Before Paul's arrival, Apollos had moved from Ephesus to Achaia and was living in Corinth, the provincial capital of Achaia. Acts reports that Apollos arrived in Achaia with a letter of recommendation from the Ephesian Christians and "greatly helped those who through grace had believed, for he powerfully refuted the Jews in public, showing by the Scriptures that the Christ was Jesus.

=== 1 Corinthians ===
Paul's First Epistle to the Corinthians (AD 55) mentions Apollos as an important figure at Corinth. Paul describes Apollos' role at Corinth:
I planted, Apollos watered, but God gave the growth.
Paul's Epistle refers to a schism between four parties in the Corinthian church, of which two attached themselves to Paul and Apollos respectively, using their names (the third and fourth were Peter, identified as Cephas, and Jesus Christ himself). It is possible, though, that, as Msgr. Ronald Knox suggests, the parties were actually two, one claiming to follow Paul, the other claiming to follow Apollos. "It is surely probable that the adherents of St. Paul [...] alleged in defence of his orthodoxy the fact that he was in full agreement with, and in some sense commissioned by, the Apostolic College. Hence 'I am for Cephas'. [...] What reply was the faction of Apollos to make? It devised an expedient which has been imitated by sectaries more than once in later times; appealed behind the Apostolic College itself to him from whom the Apostolic College derived its dignity; 'I am for Christ'." Paul states that the schism arose because of the Corinthians' immaturity in faith.

There is no indication that Apollos favored or approved an overestimation of his person. Paul urged him to go to Corinth at the time, but Apollos declined, stating that he would come later when he had an opportunity.

=== Epistle to Titus ===
Apollos is mentioned one more time in the New Testament.
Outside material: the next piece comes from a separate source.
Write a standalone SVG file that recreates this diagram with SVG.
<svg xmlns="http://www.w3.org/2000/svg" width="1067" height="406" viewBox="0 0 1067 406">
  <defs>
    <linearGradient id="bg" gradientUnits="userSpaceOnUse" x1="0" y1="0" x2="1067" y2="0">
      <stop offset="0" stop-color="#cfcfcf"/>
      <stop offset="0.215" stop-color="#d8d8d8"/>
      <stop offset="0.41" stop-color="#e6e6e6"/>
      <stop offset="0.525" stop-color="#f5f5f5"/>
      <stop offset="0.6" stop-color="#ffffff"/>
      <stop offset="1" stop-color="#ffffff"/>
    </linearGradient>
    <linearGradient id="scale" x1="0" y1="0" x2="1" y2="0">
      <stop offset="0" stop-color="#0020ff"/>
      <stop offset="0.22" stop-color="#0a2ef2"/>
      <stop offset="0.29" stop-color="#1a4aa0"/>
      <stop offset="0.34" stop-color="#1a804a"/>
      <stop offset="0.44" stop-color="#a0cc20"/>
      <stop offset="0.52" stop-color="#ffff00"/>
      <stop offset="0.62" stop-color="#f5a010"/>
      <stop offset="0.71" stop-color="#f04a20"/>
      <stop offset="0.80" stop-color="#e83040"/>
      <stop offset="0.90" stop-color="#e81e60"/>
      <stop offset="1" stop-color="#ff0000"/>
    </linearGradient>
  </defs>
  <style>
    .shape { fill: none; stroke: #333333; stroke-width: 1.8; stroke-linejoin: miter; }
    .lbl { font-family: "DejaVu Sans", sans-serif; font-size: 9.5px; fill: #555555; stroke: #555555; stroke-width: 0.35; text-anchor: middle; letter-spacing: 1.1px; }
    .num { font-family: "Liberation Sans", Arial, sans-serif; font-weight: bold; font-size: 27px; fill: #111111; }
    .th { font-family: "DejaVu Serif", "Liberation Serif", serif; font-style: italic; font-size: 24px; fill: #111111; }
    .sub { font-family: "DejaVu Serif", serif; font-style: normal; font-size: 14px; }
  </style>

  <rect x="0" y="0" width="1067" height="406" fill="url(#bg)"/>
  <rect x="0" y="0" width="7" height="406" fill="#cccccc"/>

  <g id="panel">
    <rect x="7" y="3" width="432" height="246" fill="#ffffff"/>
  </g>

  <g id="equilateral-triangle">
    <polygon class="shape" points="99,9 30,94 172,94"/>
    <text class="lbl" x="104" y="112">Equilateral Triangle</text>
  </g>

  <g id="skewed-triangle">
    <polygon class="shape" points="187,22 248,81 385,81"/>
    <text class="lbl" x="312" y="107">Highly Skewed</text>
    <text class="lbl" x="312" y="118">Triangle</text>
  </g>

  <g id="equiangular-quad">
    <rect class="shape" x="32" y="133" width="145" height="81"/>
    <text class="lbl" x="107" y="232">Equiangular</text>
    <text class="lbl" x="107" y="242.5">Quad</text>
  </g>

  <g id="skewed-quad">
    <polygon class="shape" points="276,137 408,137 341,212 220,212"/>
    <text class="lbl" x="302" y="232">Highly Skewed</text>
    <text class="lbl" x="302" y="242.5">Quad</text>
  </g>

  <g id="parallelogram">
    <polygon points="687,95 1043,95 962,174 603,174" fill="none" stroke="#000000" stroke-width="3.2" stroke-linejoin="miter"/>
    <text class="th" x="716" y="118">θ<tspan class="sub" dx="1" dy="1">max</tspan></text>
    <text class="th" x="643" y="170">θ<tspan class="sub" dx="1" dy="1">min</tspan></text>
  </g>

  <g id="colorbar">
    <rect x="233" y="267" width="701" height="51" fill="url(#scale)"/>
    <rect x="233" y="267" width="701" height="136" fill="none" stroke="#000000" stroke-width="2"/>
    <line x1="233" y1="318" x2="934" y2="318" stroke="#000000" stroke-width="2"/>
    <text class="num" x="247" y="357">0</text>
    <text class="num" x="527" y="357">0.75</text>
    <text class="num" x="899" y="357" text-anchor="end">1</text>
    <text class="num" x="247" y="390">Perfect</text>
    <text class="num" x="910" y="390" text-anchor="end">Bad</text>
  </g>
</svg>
In the Epistle to Titus, the recipient is exhorted to "speed Zenas the Lawyer and Apollos on their way".

== Extrabiblical information ==
Jerome states that Apollos was so dissatisfied with the division at Corinth that he retired to Crete with Zenas; and that once the schism had been healed by Paul's letters to the Corinthians, Apollos returned to the city and became one of its elders. Less probable traditions assign to him the bishopric of Duras, or of Iconium in Phrygia, or of Caesarea.

Pope Benedict XVI suggested that the name "Apollos" was probably short for Apollonius or Apollodorus. He also suggested there were those in Corinth "...fascinated by [Apollos’] way of speaking...."

== Significance ==
Martin Luther and some modern scholars have proposed Apollos as the author of the Epistle to the Hebrews, rather than Paul or Barnabas. Both Apollos and Barnabas were Jewish Christians with sufficient intellectual authority. The Pulpit Commentary treats Apollos' authorship of Hebrews as "generally believed". Other than this, there are no known surviving texts attributed to Apollos.

Apollos is regarded as a saint by several Christian churches, including the Lutheran Church–Missouri Synod, which hold a commemoration for him, together with saints Aquila and Priscilla, on 13 February. Apollos is considered one of the 70 apostles and his feast day is 8 December in the Eastern Orthodox church.

Apollos is not to be confused with St. Apollo of Egypt, a monk who died in 395 and whose feast day is 25 January. Apollos does not have a feast day of his own in the traditional Roman Martyrology, nor is he reputed to have ever been a monk (as most monks come after St. Anthony the Great).